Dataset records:
########

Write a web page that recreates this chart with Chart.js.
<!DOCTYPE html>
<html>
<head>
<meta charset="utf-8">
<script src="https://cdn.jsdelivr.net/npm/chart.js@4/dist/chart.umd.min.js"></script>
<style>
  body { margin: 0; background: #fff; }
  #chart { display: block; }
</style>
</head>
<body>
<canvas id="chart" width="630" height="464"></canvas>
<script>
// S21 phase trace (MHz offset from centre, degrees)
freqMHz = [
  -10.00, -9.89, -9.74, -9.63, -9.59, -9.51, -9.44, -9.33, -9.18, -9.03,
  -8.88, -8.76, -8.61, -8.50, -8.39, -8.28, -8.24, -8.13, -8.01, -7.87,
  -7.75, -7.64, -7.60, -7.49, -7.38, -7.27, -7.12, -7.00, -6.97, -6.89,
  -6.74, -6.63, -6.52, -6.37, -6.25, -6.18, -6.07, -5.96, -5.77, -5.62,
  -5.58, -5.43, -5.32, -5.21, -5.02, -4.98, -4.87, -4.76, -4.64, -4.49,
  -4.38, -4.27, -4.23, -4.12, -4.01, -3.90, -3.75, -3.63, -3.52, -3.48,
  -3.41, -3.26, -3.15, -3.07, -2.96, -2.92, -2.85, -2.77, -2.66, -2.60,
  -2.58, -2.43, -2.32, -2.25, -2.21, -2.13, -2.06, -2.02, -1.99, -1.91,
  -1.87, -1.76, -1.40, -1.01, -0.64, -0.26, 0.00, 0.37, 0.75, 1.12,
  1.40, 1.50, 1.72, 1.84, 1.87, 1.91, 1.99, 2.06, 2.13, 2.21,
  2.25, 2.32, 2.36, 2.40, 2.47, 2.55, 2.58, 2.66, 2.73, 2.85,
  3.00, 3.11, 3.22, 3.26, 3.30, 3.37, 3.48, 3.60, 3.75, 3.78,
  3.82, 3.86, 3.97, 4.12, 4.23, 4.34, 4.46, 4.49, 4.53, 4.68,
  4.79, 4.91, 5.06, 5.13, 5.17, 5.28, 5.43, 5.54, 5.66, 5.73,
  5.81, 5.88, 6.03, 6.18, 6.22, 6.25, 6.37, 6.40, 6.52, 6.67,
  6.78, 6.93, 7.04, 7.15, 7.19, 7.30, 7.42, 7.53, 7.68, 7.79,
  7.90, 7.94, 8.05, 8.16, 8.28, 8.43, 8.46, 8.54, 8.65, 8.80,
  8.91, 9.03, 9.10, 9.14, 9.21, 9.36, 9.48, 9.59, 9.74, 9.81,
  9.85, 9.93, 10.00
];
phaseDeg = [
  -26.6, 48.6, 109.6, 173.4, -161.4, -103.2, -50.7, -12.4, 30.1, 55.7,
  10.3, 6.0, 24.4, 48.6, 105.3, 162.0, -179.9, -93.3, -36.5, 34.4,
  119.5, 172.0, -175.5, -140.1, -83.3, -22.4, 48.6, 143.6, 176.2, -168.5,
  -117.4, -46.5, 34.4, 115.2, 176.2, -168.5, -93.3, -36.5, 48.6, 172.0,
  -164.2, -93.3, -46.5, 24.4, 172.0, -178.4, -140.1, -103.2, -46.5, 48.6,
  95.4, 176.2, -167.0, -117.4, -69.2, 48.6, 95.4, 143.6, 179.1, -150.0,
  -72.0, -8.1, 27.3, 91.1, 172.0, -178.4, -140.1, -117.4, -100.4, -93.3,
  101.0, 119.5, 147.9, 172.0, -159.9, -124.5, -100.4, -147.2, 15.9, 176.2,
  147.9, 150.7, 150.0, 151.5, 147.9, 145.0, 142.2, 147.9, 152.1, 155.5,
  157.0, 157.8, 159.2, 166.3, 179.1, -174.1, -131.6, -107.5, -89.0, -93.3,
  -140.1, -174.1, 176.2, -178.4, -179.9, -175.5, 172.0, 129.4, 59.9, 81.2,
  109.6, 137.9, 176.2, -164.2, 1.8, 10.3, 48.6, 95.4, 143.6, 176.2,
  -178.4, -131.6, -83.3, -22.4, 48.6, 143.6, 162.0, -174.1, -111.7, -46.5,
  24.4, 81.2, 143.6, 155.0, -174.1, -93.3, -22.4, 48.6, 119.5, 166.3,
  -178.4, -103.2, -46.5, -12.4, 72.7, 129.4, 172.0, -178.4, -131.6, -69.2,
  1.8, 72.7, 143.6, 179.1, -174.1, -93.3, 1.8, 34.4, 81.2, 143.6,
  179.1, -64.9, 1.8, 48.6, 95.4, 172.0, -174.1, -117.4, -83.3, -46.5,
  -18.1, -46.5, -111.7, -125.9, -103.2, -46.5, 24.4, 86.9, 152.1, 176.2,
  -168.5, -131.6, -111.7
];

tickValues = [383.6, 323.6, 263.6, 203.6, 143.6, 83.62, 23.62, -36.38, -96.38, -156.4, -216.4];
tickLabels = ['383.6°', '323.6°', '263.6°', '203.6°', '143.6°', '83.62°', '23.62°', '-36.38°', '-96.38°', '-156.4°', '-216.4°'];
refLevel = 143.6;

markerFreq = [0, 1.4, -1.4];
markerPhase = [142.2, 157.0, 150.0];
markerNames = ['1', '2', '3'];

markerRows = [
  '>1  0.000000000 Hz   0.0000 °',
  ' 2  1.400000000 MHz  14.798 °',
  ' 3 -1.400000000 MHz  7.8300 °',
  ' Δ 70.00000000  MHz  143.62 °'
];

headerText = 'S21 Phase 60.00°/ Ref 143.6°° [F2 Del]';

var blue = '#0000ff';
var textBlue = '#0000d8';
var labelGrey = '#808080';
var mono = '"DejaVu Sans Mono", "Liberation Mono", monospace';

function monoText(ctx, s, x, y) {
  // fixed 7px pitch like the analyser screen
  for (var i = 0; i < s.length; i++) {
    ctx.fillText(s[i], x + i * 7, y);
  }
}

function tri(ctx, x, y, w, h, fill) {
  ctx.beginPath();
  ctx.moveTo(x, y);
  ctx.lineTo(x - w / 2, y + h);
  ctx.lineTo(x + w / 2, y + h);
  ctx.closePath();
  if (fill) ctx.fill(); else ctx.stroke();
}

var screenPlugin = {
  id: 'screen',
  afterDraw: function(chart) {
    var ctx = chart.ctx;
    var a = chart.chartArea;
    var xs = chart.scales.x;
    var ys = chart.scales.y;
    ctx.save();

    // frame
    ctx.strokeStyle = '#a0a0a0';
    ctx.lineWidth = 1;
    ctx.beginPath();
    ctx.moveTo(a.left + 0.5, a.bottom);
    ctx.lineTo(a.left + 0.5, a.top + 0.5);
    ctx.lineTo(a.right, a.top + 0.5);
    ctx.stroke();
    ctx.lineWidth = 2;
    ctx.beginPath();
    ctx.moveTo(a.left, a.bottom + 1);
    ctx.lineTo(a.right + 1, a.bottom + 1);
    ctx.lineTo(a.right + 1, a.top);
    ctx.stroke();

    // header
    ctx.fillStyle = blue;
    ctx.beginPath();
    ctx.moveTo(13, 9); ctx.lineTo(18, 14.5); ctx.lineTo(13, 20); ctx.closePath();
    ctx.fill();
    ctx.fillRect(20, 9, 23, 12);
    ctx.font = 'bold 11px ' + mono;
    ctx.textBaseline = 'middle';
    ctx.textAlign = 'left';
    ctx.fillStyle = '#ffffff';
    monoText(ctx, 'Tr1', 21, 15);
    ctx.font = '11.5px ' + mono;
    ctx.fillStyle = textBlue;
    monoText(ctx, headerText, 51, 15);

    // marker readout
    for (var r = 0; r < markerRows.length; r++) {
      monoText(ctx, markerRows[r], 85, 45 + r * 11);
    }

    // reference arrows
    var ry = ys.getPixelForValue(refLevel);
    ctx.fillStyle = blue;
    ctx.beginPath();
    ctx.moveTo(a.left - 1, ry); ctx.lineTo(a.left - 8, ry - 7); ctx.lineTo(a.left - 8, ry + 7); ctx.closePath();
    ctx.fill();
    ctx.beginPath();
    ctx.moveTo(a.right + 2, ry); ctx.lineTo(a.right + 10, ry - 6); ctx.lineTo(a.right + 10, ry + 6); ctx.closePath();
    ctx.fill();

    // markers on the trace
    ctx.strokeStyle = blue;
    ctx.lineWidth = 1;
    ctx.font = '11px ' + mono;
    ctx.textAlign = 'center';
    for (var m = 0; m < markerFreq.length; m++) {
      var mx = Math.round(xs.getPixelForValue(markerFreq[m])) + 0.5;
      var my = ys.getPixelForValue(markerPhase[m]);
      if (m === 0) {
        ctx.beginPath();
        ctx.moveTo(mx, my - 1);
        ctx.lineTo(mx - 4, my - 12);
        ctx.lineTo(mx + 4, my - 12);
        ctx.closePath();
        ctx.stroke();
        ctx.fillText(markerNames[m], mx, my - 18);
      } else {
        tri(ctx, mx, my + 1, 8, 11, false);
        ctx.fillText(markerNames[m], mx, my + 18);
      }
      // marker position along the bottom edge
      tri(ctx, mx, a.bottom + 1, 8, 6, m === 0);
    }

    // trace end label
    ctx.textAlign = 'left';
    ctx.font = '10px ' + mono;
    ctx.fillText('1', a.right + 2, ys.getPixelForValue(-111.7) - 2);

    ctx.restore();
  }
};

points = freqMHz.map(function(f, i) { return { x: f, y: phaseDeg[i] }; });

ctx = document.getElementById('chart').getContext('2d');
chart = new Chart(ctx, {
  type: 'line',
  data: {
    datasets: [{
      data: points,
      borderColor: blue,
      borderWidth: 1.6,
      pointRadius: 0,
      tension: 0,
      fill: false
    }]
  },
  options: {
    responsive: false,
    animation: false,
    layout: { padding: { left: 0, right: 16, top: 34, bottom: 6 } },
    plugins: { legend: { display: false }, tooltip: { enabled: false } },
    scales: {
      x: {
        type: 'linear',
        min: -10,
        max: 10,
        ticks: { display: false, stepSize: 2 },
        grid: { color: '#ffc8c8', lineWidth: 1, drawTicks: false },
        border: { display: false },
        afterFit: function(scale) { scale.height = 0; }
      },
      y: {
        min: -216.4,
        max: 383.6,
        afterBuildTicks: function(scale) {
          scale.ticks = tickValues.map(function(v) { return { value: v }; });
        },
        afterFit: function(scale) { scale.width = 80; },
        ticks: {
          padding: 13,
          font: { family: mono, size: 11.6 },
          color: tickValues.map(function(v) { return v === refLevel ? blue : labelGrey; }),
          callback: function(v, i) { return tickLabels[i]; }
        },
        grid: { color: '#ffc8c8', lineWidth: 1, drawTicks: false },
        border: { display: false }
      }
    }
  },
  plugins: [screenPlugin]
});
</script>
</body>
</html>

########

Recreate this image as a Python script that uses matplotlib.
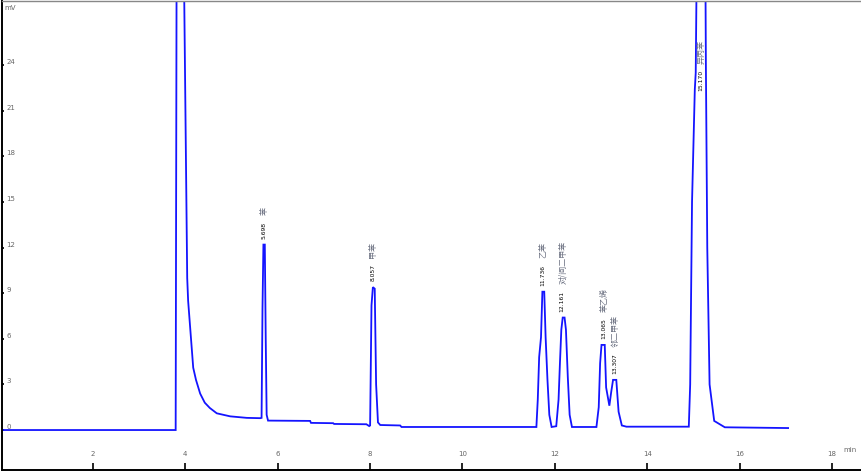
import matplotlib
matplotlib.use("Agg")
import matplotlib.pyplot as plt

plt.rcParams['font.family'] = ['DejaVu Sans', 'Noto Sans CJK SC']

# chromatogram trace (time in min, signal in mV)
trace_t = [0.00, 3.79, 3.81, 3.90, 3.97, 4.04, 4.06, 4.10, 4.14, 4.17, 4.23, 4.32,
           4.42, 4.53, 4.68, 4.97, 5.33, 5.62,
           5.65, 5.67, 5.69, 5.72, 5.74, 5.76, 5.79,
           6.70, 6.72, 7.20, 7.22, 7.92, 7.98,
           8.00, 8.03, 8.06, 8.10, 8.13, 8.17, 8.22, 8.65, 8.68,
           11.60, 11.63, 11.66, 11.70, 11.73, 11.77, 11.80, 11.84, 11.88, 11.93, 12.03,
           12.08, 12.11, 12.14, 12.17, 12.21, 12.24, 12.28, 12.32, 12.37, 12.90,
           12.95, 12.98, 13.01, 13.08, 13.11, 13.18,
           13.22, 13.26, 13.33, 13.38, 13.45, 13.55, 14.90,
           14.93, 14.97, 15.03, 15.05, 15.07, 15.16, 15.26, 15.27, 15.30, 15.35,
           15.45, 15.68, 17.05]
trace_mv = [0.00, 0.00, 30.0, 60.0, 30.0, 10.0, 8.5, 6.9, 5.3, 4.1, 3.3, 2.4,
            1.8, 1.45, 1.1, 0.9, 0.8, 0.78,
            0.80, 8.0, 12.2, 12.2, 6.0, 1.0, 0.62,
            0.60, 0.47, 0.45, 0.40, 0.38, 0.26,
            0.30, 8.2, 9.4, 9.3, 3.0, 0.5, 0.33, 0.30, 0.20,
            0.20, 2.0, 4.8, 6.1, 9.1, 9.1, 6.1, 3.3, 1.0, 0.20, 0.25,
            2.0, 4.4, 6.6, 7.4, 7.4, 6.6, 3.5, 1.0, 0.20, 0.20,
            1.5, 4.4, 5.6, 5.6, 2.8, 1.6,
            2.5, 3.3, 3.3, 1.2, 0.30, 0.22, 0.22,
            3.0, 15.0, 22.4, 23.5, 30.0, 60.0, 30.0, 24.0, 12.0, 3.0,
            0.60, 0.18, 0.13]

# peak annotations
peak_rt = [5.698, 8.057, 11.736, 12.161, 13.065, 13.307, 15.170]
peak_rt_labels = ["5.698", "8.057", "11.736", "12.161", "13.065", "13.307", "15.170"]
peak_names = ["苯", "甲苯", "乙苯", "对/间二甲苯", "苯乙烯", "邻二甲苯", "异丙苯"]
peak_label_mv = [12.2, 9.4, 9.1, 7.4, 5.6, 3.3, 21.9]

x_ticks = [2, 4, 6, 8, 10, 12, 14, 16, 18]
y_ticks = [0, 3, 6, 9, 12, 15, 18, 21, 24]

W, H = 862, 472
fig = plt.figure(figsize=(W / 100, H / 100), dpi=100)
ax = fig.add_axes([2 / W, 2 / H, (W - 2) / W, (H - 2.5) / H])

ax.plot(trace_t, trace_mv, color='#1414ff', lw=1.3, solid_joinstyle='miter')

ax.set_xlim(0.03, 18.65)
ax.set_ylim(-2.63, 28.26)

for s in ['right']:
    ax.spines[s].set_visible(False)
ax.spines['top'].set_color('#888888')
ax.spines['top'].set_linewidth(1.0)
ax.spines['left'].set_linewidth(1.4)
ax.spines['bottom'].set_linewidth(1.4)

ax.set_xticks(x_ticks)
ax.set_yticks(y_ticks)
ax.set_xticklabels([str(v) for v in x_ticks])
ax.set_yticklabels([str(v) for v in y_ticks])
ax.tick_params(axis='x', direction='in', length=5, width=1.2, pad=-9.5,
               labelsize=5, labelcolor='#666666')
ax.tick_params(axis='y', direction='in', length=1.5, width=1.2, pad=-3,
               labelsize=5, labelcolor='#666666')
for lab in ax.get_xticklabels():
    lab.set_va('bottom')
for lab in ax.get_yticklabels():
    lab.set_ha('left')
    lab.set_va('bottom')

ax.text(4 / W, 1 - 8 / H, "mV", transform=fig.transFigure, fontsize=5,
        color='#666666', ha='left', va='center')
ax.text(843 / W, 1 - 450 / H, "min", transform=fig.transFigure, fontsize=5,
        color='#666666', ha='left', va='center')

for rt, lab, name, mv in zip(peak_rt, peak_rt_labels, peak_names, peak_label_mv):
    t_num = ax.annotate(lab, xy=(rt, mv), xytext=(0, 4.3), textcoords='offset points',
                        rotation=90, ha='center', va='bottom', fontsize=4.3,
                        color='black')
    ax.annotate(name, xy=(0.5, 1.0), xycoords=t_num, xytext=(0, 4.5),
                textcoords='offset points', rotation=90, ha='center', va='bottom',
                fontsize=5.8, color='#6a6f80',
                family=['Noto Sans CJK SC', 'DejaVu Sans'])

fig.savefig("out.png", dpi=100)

########

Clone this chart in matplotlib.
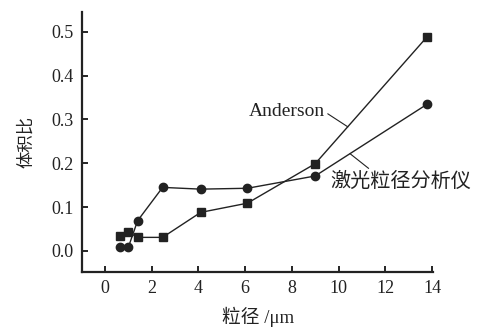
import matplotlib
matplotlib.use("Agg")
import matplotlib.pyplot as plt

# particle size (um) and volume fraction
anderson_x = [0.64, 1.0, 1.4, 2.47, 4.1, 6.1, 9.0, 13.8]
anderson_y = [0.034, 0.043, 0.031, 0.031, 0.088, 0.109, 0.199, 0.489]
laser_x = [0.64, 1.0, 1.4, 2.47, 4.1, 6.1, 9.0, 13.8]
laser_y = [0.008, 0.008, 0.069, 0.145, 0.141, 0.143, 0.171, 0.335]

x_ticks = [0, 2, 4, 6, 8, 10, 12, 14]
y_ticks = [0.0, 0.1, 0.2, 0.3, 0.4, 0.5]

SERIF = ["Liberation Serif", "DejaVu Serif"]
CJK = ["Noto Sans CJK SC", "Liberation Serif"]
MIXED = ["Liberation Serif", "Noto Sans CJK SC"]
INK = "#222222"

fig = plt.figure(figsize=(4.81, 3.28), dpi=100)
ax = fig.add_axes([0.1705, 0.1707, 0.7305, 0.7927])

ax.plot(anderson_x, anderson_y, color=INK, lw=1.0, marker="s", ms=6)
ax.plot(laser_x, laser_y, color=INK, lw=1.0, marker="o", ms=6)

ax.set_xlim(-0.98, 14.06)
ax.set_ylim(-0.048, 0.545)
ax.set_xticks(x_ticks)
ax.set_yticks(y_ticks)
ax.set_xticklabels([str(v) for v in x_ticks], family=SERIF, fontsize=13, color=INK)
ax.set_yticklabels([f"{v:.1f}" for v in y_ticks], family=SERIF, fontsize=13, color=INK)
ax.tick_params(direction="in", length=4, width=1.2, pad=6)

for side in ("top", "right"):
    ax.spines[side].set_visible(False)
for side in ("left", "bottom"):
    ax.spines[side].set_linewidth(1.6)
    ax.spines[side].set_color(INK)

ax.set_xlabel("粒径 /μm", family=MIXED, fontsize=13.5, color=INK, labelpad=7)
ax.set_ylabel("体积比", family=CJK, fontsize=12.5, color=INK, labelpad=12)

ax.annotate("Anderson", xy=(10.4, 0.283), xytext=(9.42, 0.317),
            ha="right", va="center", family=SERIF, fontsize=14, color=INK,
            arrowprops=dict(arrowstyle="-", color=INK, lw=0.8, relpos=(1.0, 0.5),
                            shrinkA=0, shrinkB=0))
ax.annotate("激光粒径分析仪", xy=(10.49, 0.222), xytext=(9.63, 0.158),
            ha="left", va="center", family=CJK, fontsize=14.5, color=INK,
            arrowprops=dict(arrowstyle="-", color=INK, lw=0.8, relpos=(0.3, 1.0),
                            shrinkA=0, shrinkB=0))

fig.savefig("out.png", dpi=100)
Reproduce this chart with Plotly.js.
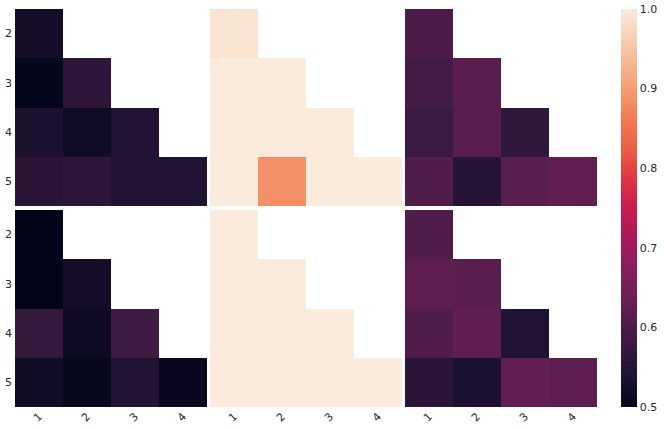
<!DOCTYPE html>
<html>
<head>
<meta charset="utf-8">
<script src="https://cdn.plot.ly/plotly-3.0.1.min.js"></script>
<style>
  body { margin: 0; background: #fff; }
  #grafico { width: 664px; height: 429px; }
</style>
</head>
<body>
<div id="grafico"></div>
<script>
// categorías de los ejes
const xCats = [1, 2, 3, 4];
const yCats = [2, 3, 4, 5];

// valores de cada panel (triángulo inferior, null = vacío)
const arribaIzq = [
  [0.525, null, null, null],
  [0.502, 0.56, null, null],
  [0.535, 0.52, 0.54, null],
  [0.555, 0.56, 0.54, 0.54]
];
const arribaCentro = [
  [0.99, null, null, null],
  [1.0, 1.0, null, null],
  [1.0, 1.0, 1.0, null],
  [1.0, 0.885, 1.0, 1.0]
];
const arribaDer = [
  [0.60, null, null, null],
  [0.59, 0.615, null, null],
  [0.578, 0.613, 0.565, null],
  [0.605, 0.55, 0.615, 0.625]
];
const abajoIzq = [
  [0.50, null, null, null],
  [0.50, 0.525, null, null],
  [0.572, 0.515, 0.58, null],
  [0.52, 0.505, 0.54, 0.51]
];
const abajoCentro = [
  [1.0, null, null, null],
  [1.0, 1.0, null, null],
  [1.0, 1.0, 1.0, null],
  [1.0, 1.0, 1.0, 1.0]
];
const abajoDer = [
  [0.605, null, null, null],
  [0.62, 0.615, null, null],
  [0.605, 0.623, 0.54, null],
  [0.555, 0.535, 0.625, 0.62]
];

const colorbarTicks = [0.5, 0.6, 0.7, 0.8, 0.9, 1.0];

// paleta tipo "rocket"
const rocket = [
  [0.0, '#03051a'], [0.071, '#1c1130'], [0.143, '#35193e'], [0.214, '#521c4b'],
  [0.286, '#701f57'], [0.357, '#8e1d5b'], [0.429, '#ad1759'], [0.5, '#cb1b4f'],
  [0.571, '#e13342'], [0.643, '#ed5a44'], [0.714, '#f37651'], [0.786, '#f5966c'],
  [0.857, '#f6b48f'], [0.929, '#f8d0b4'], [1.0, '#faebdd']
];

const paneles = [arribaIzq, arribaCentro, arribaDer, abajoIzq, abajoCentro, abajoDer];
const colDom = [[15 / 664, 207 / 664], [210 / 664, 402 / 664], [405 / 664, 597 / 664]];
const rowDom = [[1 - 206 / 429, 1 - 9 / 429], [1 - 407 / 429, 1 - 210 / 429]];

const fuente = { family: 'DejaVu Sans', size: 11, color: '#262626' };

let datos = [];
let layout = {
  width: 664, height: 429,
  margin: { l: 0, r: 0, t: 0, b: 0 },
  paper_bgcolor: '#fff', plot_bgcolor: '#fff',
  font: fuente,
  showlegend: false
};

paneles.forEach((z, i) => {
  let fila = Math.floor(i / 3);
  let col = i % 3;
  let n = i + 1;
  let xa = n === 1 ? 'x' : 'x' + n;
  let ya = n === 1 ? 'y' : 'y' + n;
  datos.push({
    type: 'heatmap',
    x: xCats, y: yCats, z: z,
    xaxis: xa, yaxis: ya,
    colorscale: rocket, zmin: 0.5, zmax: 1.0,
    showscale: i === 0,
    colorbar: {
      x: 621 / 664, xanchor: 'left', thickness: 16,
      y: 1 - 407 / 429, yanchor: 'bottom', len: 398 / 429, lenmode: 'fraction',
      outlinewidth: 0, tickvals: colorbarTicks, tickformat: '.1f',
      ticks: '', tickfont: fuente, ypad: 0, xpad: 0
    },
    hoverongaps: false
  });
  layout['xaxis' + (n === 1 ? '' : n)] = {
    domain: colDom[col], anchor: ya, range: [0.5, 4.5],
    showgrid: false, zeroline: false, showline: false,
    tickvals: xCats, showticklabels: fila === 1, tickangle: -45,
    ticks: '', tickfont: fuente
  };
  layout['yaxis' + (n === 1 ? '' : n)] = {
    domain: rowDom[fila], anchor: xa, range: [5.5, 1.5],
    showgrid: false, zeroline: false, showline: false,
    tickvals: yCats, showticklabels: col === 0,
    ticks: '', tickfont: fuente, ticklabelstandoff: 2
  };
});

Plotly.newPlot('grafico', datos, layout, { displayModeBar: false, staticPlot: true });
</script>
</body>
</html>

########

Among the entries above, take the lines from the one with "Clone this chart in matplotlib." through the one with "fontsize=12.5, color=INK, labelpad=12)" and retype them exactly, leaving out the pictures.

Clone this chart in matplotlib.
import matplotlib
matplotlib.use("Agg")
import matplotlib.pyplot as plt

# particle size (um) and volume fraction
anderson_x = [0.64, 1.0, 1.4, 2.47, 4.1, 6.1, 9.0, 13.8]
anderson_y = [0.034, 0.043, 0.031, 0.031, 0.088, 0.109, 0.199, 0.489]
laser_x = [0.64, 1.0, 1.4, 2.47, 4.1, 6.1, 9.0, 13.8]
laser_y = [0.008, 0.008, 0.069, 0.145, 0.141, 0.143, 0.171, 0.335]

x_ticks = [0, 2, 4, 6, 8, 10, 12, 14]
y_ticks = [0.0, 0.1, 0.2, 0.3, 0.4, 0.5]

SERIF = ["Liberation Serif", "DejaVu Serif"]
CJK = ["Noto Sans CJK SC", "Liberation Serif"]
MIXED = ["Liberation Serif", "Noto Sans CJK SC"]
INK = "#222222"

fig = plt.figure(figsize=(4.81, 3.28), dpi=100)
ax = fig.add_axes([0.1705, 0.1707, 0.7305, 0.7927])

ax.plot(anderson_x, anderson_y, color=INK, lw=1.0, marker="s", ms=6)
ax.plot(laser_x, laser_y, color=INK, lw=1.0, marker="o", ms=6)

ax.set_xlim(-0.98, 14.06)
ax.set_ylim(-0.048, 0.545)
ax.set_xticks(x_ticks)
ax.set_yticks(y_ticks)
ax.set_xticklabels([str(v) for v in x_ticks], family=SERIF, fontsize=13, color=INK)
ax.set_yticklabels([f"{v:.1f}" for v in y_ticks], family=SERIF, fontsize=13, color=INK)
ax.tick_params(direction="in", length=4, width=1.2, pad=6)

for side in ("top", "right"):
    ax.spines[side].set_visible(False)
for side in ("left", "bottom"):
    ax.spines[side].set_linewidth(1.6)
    ax.spines[side].set_color(INK)

ax.set_xlabel("粒径 /μm", family=MIXED, fontsize=13.5, color=INK, labelpad=7)
ax.set_ylabel("体积比", family=CJK, fontsize=12.5, color=INK, labelpad=12)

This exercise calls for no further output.